In the famous film The Fifth Element, Leeloo (Milla Jovovich) poses a challenging rhetorical question to Korben Dallas (Bruce Willis) : What's the use in saving life when you see what you do with it? (Watch here). She is speaking 250 years in the future, where life as we know it is threatened by the arrival of Evil. Only Leeloo (the "Fifth Element") can stop Great Evil from extinguishing life. Leeloo is the vulnerable but "supreme being" that comes as human being to save humanity.
To accomplish her task she has to activate the four elemental stones of earth, wind, fire and rain, with her self in the middle as the "fifth element" that is forged into the ultimate weapon against Great Evil. It is at this point of salvation, inside the temple of stones, that Leeloo becomes disillusioned and unwilling to perform the role. She comes to realise that human beings are themselves so evil that they are not worth saving. Any “salvation” will be temporarily at best because in the end human beings are destined to destroy themselves.
Just when hope seems lost, the smitten Korben steps in to resolve her moral quandary. He has fallen in love with her and can't bear to lose it all now. He reasons with her that human beings are worth saving because we are basically good - and more importantly we have love! And so he puts it practise by professing his love for her, embracing and kisses her. And with that spark of"divine light of love" a weapon is forged in her that reaches to the cosmos and causes Great Evil to become a new moon in Earth's orbit. Human beings are saved. Love conquers all!
Director Luc Besson stated in an interview that the film's theme was an important one. He wanted viewers to reach the point where Leeloo asks that question and actually agree with her. Presumably not into despondency but in order for them to share Korben's response that we are worth saving because of the "sparkle" of divine light within us. This love is the source of our saviour. Through that light of love we are able to extinguish all great evil when are in harmony with nature, like Leeloo does in the film!
Besson is certainly right that Leeloo's rhetorical question is an important one. It seems obvious that in a world without God life is without purpose. Coupled with the fact that there appears something within the human nature that gravitates towards evil Leeloo’s has a point. And at the same time she points to an anomaly in the human drama. Life appears not to function as we expect it to. We desire for life to be unending, but yet we confront mortality at every corner. On this point Leeloo rightly recognises the depravity of man and necessity of judgement!
If Leeloo question is helpful, Korben's response is erroneous. To be sure he is correct that human beings are valuable. The real question is the basis and nature of that value, and what it consequently means for man's salvation in general. Korben says we are valuable because we are capable of loving. We have the light of love in us that makes us worthwhile.
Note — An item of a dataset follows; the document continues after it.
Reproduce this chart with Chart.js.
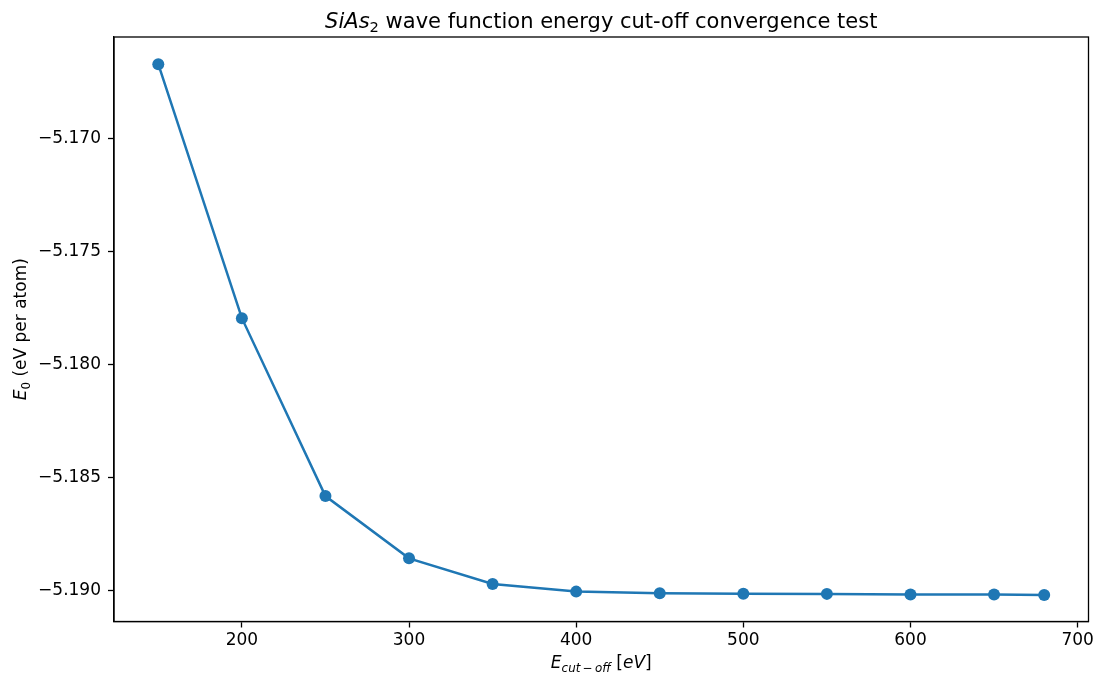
<!DOCTYPE html>
<html>
<head>
<meta charset="utf-8">
<script src="https://cdn.jsdelivr.net/npm/chart.js@4/dist/chart.umd.min.js"></script>
<style>
  html, body { margin: 0; padding: 0; background: #fff; }
  canvas { display: block; }
</style>
</head>
<body>
<canvas id="cutoffChart" width="1104" height="678"></canvas>
<script>
// Cut-off energies (eV) and total energy per atom (eV)
const cutoffs = [150, 200, 250, 300, 350, 400, 450, 500, 550, 600, 650, 680];
const energies = [-5.16673, -5.17795, -5.18581, -5.18856, -5.18969, -5.19003,
                  -5.19010, -5.19012, -5.19013, -5.19016, -5.19016, -5.19018];
const xTicks = [200, 300, 400, 500, 600, 700];
const yTicks = [-5.190, -5.185, -5.180, -5.175, -5.170];

const FONT = '"DejaVu Sans", sans-serif';
const BLUE = '#1f77b4';

// Draw a run of text pieces (italic / subscript) centred on (cx, cy)
function drawRich(ctx, parts, size, cx, cy, angle) {
    const fontFor = p => (p.italic ? 'italic ' : '') + (p.sub ? size * 0.7 : size) + 'px ' + FONT;
    let total = 0;
    parts.forEach(p => { ctx.font = fontFor(p); p.w = ctx.measureText(p.text).width; total += p.w; });
    ctx.save();
    ctx.translate(cx, cy);
    ctx.rotate(angle || 0);
    ctx.fillStyle = '#000';
    ctx.textBaseline = 'alphabetic';
    ctx.textAlign = 'left';
    let x = -total / 2;
    const base = size * 0.36;
    parts.forEach(p => {
        ctx.font = fontFor(p);
        ctx.fillText(p.text, x, p.sub ? base + size * 0.22 : base);
        x += p.w;
    });
    ctx.restore();
}

const labelsPlugin = {
    id: 'labels',
    afterDraw(chart) {
        const ctx = chart.ctx;
        const a = chart.chartArea;
        // top and right spines
        ctx.save();
        ctx.strokeStyle = '#000';
        ctx.lineWidth = 1.3;
        ctx.strokeRect(a.left, a.top, a.right - a.left, a.bottom - a.top);
        ctx.restore();

        const midX = (a.left + a.right) / 2;
        const midY = (a.top + a.bottom) / 2;
        drawRich(ctx, [
            { text: 'SiAs', italic: true },
            { text: '2', sub: true },
            { text: ' wave function energy cut-off convergence test' }
        ], 21, midX, 20);
        drawRich(ctx, [
            { text: 'E', italic: true },
            { text: 'cut\u2009\u2212\u2009off', italic: true, sub: true },
            { text: ' [' },
            { text: 'eV', italic: true },
            { text: ']' }
        ], 17, midX, 662);
        drawRich(ctx, [
            { text: 'E', italic: true },
            { text: '0', sub: true },
            { text: ' (eV per atom)' }
        ], 17, 20, midY, -Math.PI / 2);
    }
};

const ctx = document.getElementById('cutoffChart').getContext('2d');
new Chart(ctx, {
    type: 'line',
    data: {
        datasets: [{
            data: cutoffs.map((c, i) => ({ x: c, y: energies[i] })),
            borderColor: BLUE,
            backgroundColor: BLUE,
            borderWidth: 2.5,
            pointRadius: 6,
            pointHoverRadius: 6,
            pointBorderWidth: 0,
            tension: 0
        }]
    },
    options: {
        responsive: false,
        devicePixelRatio: 1,
        animation: false,
        layout: { padding: { left: 0, top: 37, right: 15.5, bottom: 0 } },
        plugins: {
            legend: { display: false },
            tooltip: { enabled: false }
        },
        scales: {
            x: {
                type: 'linear',
                min: 123.5,
                max: 706.5,
                afterBuildTicks: scale => { scale.ticks = xTicks.map(v => ({ value: v })); },
                afterFit: scale => { scale.height = 56.5; },
                grid: { drawOnChartArea: false, drawTicks: true, tickLength: 6, tickWidth: 1.3, tickColor: '#000' },
                border: { display: true, color: '#000', width: 1.3 },
                ticks: {
                    color: '#000',
                    font: { family: FONT, size: 17 },
                    padding: 3,
                    maxRotation: 0,
                    callback: v => String(v)
                }
            },
            y: {
                type: 'linear',
                min: -5.19135,
                max: -5.16553,
                afterBuildTicks: scale => { scale.ticks = yTicks.map(v => ({ value: v })); },
                afterFit: scale => { scale.width = 114; },
                grid: { drawOnChartArea: false, drawTicks: true, tickLength: 6, tickWidth: 1.3, tickColor: '#000' },
                border: { display: true, color: '#000', width: 1.3 },
                ticks: {
                    color: '#000',
                    font: { family: FONT, size: 17 },
                    padding: 7,
                    callback: v => v.toFixed(3).replace('-', '\u2212')
                }
            }
        }
    },
    plugins: [labelsPlugin]
});
</script>
</body>
</html>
But such a basis for man's uniqueness immediately runs into many problems.
Love in the movie is largely expressed "erotically". Is that really what make us unique? But even if we allowed for different forms of love, we face the challenge that love means different things to different people. And what of those who have no love for others? Are they not worth saving? Then comes even harder questions. Are we worthwhile as human beings because we love or do we love because we see worth in others? But even if love in life is the ultimate reality, we still need to ask: why should the fact that we are loving beings ground the value of salvation? Who gives this supposed love in us value, to warrant saving it?
Once again it seems man's attempt to ground meaning to our existence runs into trouble. The Bible alone offers the answer to our deepest problem. It starts with, "in the beginning God" (Genesis 1:1). The words alone mean there's no meaning to anything independent of God. Human beings are valuable because we are created by God in his own likeness. But crucially the Bible reminds us that being God’s creatures alone does not mean we are worth saving! We are fallen and sinful creatures. There's nothing desirable about us worth saving! Rather God in his infinite and undeserved mercy has chosen to make us objects of his affection. All repent turn to him now become His precious children! So at one level we infinitely precious, but that preciousness is not in ourselves but is on the account of the relationship with Him who is Infinitely Precious!
So then armed with this knowledge we must reject the dangerous teaching embedded in the film. The Fifth Element cleverly uses Leelo's challenging question to open a gateway of idolatry. It wishes to encourage us to dismiss the sinfulness of man by appealing to the “divine light of love”, declaring boldly we deserve living forever without condemnation or judgement. It wishes to encourage us to look inwards to our inner light of love rather than turn to Jesus our God for repentance and forgiveness.
From the beginning to end the Fifth Element is riddled with dangerous new age motifs. In the final scene it reminds us that all reality in effect belongs to the same energy which takes many forms. So accordingly we we have the bizarre outcome of Great Evil becoming the "second moon" ( a metaphor perhaps of "helpful evil" often taught in the occult). Even the score echoes the same dangers. The final song is Serra Eric’s “Little Light of Love” which says “only one religion will lead us to the love we aim for…”. What religion? He answers “a little light of soul religion”. The film’s dangerous subtle messages are a reminder of the need for us watch cinema with eyes wide open! Lest we are led astray!